AIM:
Print, exactly and with both ends included, the lines below that run from the one containing "What TikZ code" to the one containing "(11,14) -- (862,14);". Pictures are omitted.

Stored dataset items:
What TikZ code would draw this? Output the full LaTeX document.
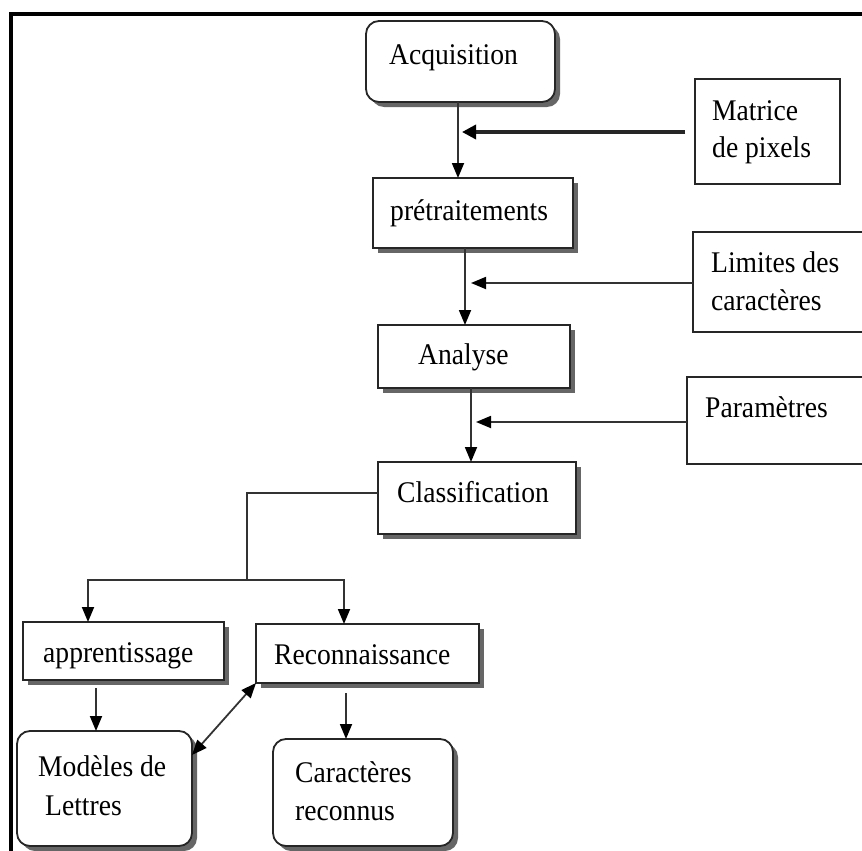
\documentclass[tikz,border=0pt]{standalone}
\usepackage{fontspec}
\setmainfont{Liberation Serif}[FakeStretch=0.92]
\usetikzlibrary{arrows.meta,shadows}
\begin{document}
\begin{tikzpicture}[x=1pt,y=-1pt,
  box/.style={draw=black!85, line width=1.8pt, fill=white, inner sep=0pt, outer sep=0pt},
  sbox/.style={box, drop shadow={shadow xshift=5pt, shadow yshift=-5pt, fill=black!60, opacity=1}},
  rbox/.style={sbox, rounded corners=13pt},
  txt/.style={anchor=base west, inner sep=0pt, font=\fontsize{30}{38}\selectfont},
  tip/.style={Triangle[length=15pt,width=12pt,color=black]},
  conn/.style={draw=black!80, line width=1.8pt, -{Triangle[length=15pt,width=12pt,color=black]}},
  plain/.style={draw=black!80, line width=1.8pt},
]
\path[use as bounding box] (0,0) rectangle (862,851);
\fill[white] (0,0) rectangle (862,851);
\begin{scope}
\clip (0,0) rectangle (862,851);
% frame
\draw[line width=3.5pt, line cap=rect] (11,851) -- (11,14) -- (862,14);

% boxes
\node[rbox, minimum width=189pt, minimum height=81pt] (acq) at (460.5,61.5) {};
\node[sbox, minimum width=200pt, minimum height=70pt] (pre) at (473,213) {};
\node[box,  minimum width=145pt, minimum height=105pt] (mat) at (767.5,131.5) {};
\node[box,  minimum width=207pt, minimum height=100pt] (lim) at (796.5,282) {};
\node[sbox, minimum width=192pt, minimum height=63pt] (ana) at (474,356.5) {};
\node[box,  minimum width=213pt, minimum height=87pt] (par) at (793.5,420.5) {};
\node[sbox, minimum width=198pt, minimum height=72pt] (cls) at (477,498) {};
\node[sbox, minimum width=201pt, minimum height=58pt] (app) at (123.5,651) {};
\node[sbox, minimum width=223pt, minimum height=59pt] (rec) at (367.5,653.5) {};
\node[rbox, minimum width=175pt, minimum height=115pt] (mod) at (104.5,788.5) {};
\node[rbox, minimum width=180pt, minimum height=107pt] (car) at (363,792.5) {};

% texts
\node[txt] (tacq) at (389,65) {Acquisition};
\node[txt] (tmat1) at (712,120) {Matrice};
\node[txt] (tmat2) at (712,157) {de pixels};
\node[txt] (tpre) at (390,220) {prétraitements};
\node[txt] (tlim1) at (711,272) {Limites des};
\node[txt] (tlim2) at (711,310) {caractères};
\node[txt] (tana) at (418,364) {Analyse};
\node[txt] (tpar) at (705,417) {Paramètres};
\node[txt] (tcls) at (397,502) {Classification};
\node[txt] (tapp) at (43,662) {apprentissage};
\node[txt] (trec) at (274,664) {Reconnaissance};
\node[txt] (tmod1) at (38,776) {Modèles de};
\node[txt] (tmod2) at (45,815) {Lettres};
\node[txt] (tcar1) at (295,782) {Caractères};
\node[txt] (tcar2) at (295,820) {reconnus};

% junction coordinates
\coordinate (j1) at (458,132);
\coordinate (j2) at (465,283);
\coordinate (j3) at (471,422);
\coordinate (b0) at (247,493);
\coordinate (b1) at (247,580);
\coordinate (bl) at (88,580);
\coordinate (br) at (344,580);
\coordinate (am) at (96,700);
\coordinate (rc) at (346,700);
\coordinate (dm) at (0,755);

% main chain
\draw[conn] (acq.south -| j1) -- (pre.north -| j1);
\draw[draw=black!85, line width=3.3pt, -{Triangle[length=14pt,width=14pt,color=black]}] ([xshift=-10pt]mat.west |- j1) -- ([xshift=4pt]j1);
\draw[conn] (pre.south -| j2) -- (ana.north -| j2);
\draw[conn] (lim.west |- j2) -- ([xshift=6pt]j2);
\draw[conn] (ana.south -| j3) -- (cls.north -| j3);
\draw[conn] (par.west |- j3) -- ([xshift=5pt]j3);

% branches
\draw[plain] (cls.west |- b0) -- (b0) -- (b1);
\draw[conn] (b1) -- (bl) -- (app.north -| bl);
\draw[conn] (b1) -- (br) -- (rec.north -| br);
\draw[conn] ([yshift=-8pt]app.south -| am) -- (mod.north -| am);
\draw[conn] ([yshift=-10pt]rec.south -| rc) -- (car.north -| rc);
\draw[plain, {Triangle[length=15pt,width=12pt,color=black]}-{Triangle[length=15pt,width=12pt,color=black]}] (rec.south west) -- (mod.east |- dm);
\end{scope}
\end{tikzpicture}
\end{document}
==
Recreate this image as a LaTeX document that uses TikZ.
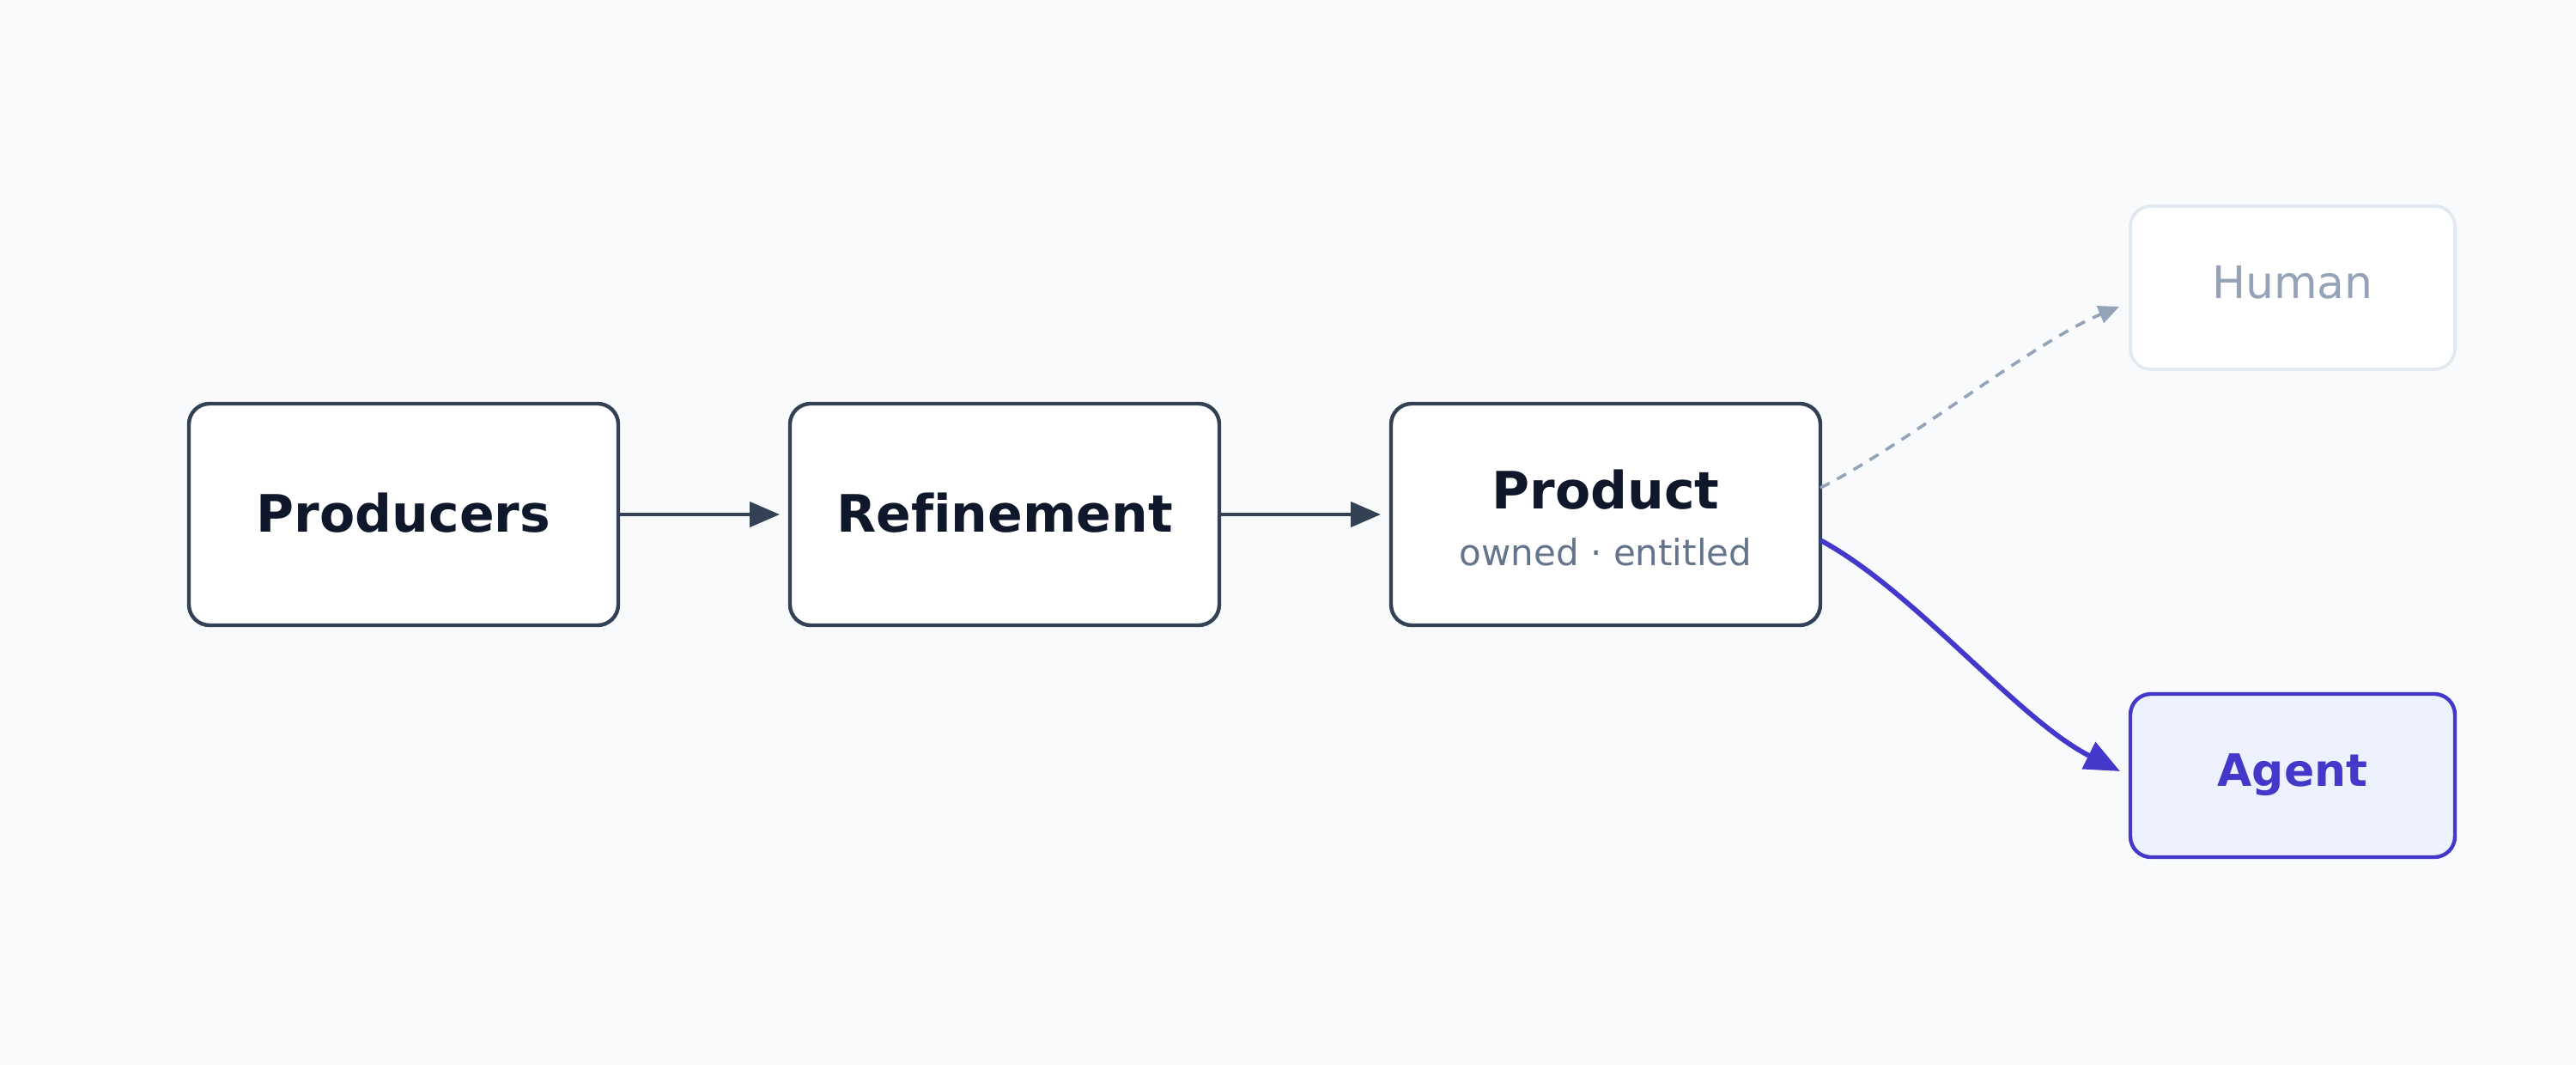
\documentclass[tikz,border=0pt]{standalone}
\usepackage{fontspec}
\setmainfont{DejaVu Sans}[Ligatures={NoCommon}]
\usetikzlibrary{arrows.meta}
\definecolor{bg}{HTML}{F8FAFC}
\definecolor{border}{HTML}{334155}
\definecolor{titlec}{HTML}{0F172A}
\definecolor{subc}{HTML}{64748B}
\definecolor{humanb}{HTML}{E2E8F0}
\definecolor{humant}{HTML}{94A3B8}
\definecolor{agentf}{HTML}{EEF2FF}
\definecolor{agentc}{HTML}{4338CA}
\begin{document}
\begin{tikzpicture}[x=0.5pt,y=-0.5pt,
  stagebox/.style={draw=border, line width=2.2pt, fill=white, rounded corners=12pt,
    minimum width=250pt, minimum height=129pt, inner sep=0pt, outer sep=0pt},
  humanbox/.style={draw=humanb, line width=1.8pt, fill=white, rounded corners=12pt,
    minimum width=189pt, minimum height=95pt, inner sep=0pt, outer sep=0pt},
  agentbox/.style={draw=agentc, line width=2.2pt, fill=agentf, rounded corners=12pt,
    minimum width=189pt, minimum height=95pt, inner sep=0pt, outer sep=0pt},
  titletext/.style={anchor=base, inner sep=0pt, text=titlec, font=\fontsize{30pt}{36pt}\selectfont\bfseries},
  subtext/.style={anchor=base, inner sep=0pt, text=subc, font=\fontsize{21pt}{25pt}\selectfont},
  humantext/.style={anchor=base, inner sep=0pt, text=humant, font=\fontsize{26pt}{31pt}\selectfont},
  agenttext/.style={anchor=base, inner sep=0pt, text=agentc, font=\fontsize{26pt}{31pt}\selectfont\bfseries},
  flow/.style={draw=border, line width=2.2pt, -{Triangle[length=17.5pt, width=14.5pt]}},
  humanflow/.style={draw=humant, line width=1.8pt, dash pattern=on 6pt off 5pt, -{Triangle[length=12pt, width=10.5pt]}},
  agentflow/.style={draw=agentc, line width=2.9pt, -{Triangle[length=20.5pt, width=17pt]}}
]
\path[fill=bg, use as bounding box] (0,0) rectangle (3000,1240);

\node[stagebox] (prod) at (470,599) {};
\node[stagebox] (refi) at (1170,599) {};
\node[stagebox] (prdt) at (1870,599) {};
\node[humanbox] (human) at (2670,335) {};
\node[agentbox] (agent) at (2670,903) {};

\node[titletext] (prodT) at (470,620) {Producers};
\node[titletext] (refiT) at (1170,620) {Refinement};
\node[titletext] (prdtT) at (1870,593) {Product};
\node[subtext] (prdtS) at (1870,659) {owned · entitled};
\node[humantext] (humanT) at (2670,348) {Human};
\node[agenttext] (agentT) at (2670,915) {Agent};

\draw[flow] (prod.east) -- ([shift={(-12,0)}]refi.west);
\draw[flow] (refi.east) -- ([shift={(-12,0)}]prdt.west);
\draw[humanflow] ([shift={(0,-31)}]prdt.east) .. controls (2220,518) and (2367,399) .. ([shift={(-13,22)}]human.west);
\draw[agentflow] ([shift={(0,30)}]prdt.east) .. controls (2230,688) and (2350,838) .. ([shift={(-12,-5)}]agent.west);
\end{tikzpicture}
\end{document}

FINAL ANSWER:
What TikZ code would draw this? Output the full LaTeX document.
\documentclass[tikz,border=0pt]{standalone}
\usepackage{fontspec}
\setmainfont{Liberation Serif}[FakeStretch=0.92]
\usetikzlibrary{arrows.meta,shadows}
\begin{document}
\begin{tikzpicture}[x=1pt,y=-1pt,
  box/.style={draw=black!85, line width=1.8pt, fill=white, inner sep=0pt, outer sep=0pt},
  sbox/.style={box, drop shadow={shadow xshift=5pt, shadow yshift=-5pt, fill=black!60, opacity=1}},
  rbox/.style={sbox, rounded corners=13pt},
  txt/.style={anchor=base west, inner sep=0pt, font=\fontsize{30}{38}\selectfont},
  tip/.style={Triangle[length=15pt,width=12pt,color=black]},
  conn/.style={draw=black!80, line width=1.8pt, -{Triangle[length=15pt,width=12pt,color=black]}},
  plain/.style={draw=black!80, line width=1.8pt},
]
\path[use as bounding box] (0,0) rectangle (862,851);
\fill[white] (0,0) rectangle (862,851);
\begin{scope}
\clip (0,0) rectangle (862,851);
% frame
\draw[line width=3.5pt, line cap=rect] (11,851) -- (11,14) -- (862,14);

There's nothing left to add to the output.